A gloss magazine produced by the Sanpete Messenger containing the complete schedule, with articles and photos depicting the events, is inserted in this newspaper.

As of mid-May when the deadline for reserving booths had passed, there were 77 booths, including 25 food booths, and 52 craft and information booths. 

As of the final festival committee meeting Thursday, May 20, there were 36 entries in the parade. But Tom Peterson, parade chairman, says typically half or more of the entries come in the last week and a few the morning of the parade.

Leading the parade will be a color guard from Bravo Battery, 1st Battalion, 145th Field Artillery of the Utah National Guard, the unit based in Manti.

Next will be the grand marshal, Ralph Lund, 95, one of the last living World War II veterans in Ephraim.

Third in line, riding on the Ephraim Fire Department ladder truck, will be Gov. Spencer Cox, who will be back home in Sanpete County for the Memorial Day holiday.

And next, appropriate for a Scandinavian festival, will the be the International Folk Dancers, a group drawn from the BYU International Folk Dancers, who will be wearing Scandinavian costumes and performing Scandinavian dances in the street.

The headline entertainment act this year is Paul Revere’s Raiders, a nationally known group that has performed in various incarnations since the 1960s. Their trademark is their Revolutionary War outfits.

The group had its zenith in the second half of the 1960s and early 1970s with a sound that meshed fast-paced guitar and vocal-heavy rock and roll with R&B.

 After the parade on Saturday (between 11 and 11:30 a.m.), there will be a “grand reopening and dedication” of Pioneer Park in Ephraim. The program will focus on the Hansen House, which has been renovated in the past two years by the Ephraim Camp of the Daughters of the Utah Pioneers (DUP) and the Sanpete County chapter of the Sons of the Utah Pioneers (SUP).

Carolyn Christensen, captain of the Ephraim Camp of the DUP will cut the ribbon and Troy Birch, president of the Ephraim Stake of the Church of Jesus Christ of Latter-day Saints, will give the dedicatory prayer.

Work on the park, which is being redeveloped as a museum park, continued through last weekend with the Ephraim City Youth Council, LDS missionaries, and DUP and SUP members putting gravel along new poured sidewalks.

Some minor vandalism occurred two weeks ago in the park. The door of one of three historic log structures was kicked in, and unsavory pictures were drawn in the wet cement of newly poured sidewalks. The damage has been repaired, and the city has installed lights on the log buildings.
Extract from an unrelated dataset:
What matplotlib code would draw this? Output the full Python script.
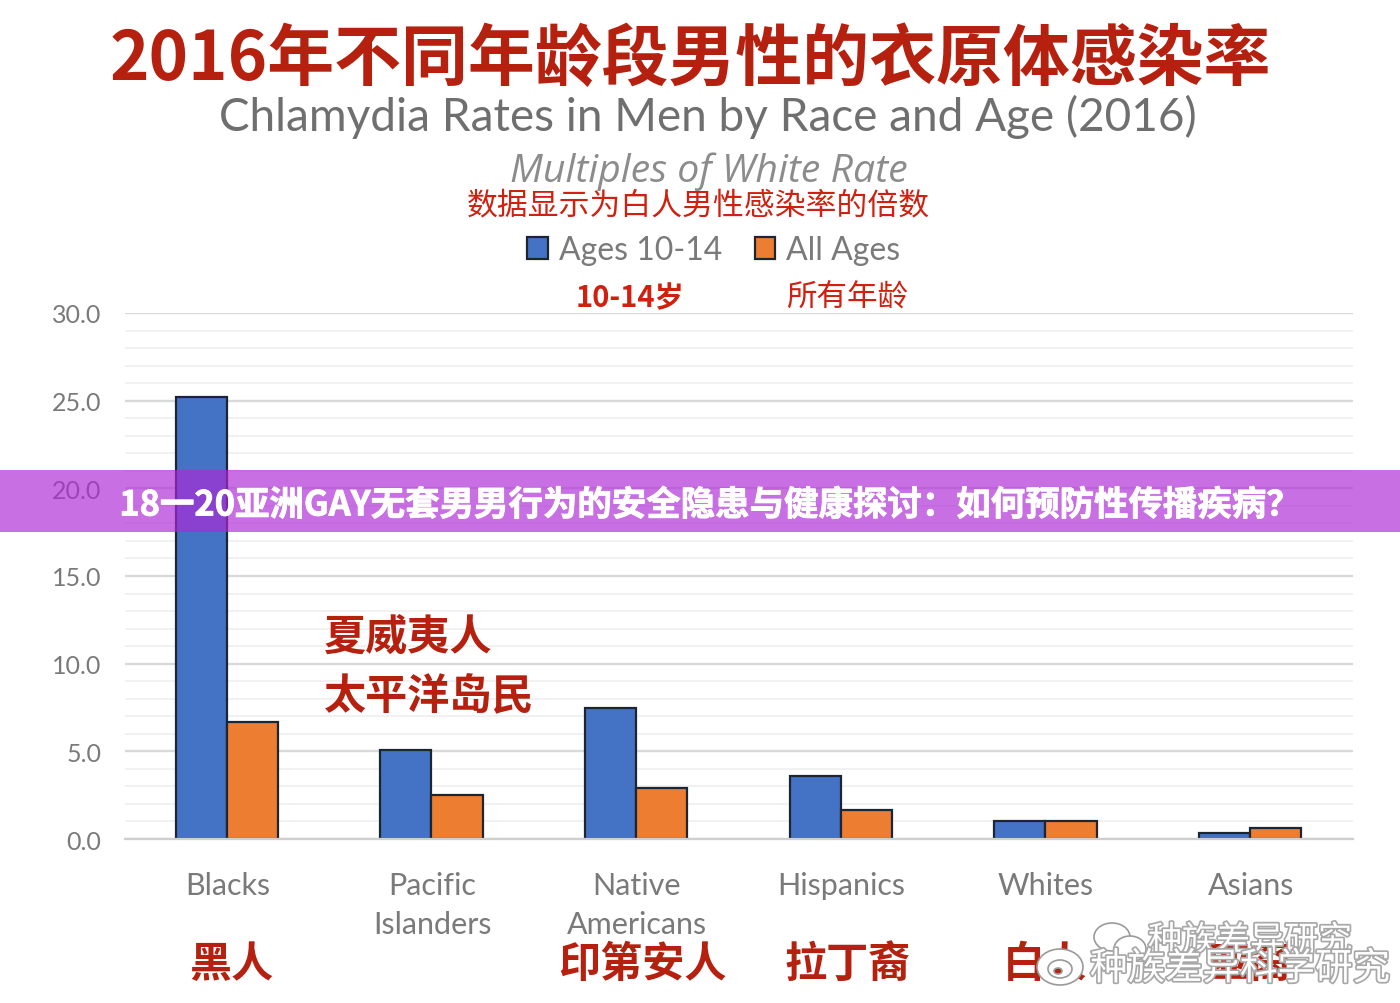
import matplotlib
matplotlib.use("Agg")
import matplotlib.pyplot as plt
import matplotlib.patheffects as pe
from matplotlib.patches import Rectangle, Ellipse

plt.rcParams["font.family"] = ["Noto Sans CJK SC", "DejaVu Sans"]

categories = ["Blacks", "Pacific\nIslanders", "Native\nAmericans", "Hispanics", "Whites", "Asians"]
cn_labels = ["黑人", "印第安人", "拉丁裔", "白人", "亚裔"]
cn_x = [231, 642, 848, 1045, 1250]
ages_10_14 = [25.2, 5.1, 7.5, 3.6, 1.0, 0.35]
all_ages = [6.65, 2.5, 2.9, 1.65, 1.0, 0.6]
major_ticks = [0, 5, 10, 15, 20, 25, 30]
minor_ticks = [1, 2, 3, 4, 6, 7, 8, 9, 11, 12, 13, 14, 16, 17, 18, 19, 21, 22, 23, 24, 26, 27, 28, 29]

W, H = 1400, 1004
GRAY = "#7a7a7a"
RED = "#d0200f"
DARK_RED = "#b5200f"


def px(x, y):
    return x / W, 1 - y / H


fig = plt.figure(figsize=(14, 10.04), dpi=100)
ax = fig.add_axes([125 / W, 1 - 840 / H, (1353 - 125) / W, (840 - 314) / H])

x = list(range(len(categories)))
w = 0.25
b1 = ax.bar([i - w / 2 - 0.003 for i in x], ages_10_14, w, color="#4472c4", edgecolor="#1c2530", linewidth=1.6, zorder=3, label="Ages 10-14")
b2 = ax.bar([i + w / 2 - 0.003 for i in x], all_ages, w, color="#ed7d31", edgecolor="#1c2530", linewidth=1.6, zorder=3, label="All Ages")

ax.set_xlim(-0.5, 5.5)
ax.set_ylim(0, 30)
ax.set_yticks(major_ticks)
ax.set_yticklabels([f"{v:.1f}" for v in major_ticks], family="Lato", fontsize=18, color=GRAY)
ax.set_yticks(minor_ticks, minor=True)
ax.set_xticks(x)
ax.set_xticklabels(categories, family="Lato", fontsize=22, color=GRAY, linespacing=1.5)
ax.tick_params(axis="both", which="both", length=0)
ax.tick_params(axis="y", pad=17)
ax.tick_params(axis="x", pad=23)
ax.grid(True, axis="y", which="major", color="#d9d9d9", linewidth=1.7, zorder=0)
ax.grid(True, axis="y", which="minor", color="#f1f1f1", linewidth=1.4, zorder=0)
for s in ["top", "right", "left"]:
    ax.spines[s].set_visible(False)
ax.spines["bottom"].set_color("#cfcfcf")
ax.spines["bottom"].set_linewidth(1.6)
ax.spines["bottom"].set_zorder(4)

fig.text(*px(690, 60), "2016年不同年龄段男性的衣原体感染率", color=DARK_RED, fontsize=48.2, fontweight="bold", ha="center", va="center")
fig.text(*px(708, 117), "Chlamydia Rates in Men by Race and Age (2016)", color="#6f6f6f", family="Lato", fontsize=33, ha="center", va="center")
fig.text(*px(709, 172), "Multiples of White Rate", color="#8c8c8c", family="Open Sans", style="italic", fontsize=28.3, ha="center", va="center")
fig.text(*px(698, 206), "数据显示为白人男性感染率的倍数", color=RED, fontsize=22.2, fontweight="medium", ha="center", va="center")

fig.legend(handles=[b1, b2], loc="center", bbox_to_anchor=px(714, 251), ncol=2, frameon=False,
           prop={"family": "Lato", "size": 23}, labelcolor=GRAY, handlelength=0.65, handleheight=0.7,
           handletextpad=0.35, columnspacing=1.0)

fig.text(*px(630, 298), "10-14岁", color=RED, fontsize=21, fontweight="bold", ha="center", va="center")
fig.text(*px(847, 298), "所有年龄", color=RED, fontsize=22, fontweight="medium", ha="center", va="center")

fig.text(*px(324, 638), "夏威夷人", color=DARK_RED, fontsize=30.3, fontweight="bold", ha="left", va="center")
fig.text(*px(324, 697), "太平洋岛民", color=DARK_RED, fontsize=30.3, fontweight="bold", ha="left", va="center")

for label, cx in zip(cn_labels, cn_x):
    fig.text(*px(cx, 965), label, color=DARK_RED, fontsize=30.3, fontweight="bold", ha="center", va="center")

# banner across the middle
fig.add_artist(Rectangle((0, 1 - 533 / H), 1, 62 / H, transform=fig.transFigure, facecolor="#ad29d7", alpha=0.67, edgecolor="none", zorder=5))
fig.text(*px(711, 506), "18一20亚洲GAY无套男男行为的安全隐患与健康探讨：如何预防性传播疾病？", color="white", fontsize=24.8,
         fontweight="bold", ha="center", va="center", zorder=6,
         path_effects=[pe.withStroke(linewidth=0.6, foreground="white")])

# watermarks
shadow = [pe.withStroke(linewidth=2.5, foreground="#a8a8a8")]
fig.text(*px(1250, 942), "种族差异研究", color="white", fontsize=24.5, ha="center", va="center", path_effects=shadow, zorder=6)
fig.text(*px(1240, 970), "种族差异科学研究", color="white", fontsize=27, ha="center", va="center", path_effects=shadow, zorder=7)
icons = [(1112, 938, 36, 28, "white"), (1130, 950, 32, 26, "white"), (1060, 968, 46, 36, "white"), (1060, 970, 24, 18, "white"), (1058, 972, 8, 6, DARK_RED)]
for cx, cy, ew, eh, c in icons:
    fig.add_artist(Ellipse((cx / W, 1 - cy / H), ew / W, eh / H, transform=fig.transFigure, facecolor=c,
                           edgecolor="#9a9a9a", linewidth=1.2, zorder=6))

fig.savefig("out.png", dpi=100)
A security system is scheduled to go in soon.

The pin this year is a straw goat, designed to look like the Yule Goat associated with Christmas in Scandinavian countries. Enormous straw goats are exhibited in Scandinavian countries during the Christmas season. The legend is that Santa sometimes rides a goat, rather than a sleigh, delivering gifts on Christmas Eve.

The pin will be sold for $5 at the information booth in front of The Suites on College Avenue. There will also be a limited number of shadow boxes for sale containing all 19 pins issued since the festival started the pin tradition in 2003, with spaces for the next five pins. The boxes will be $75.

The pin at the Scandinavian Heritage Festival is a straw goat, also known as the Yule Goat, a Christmas symbol in Scandinavia.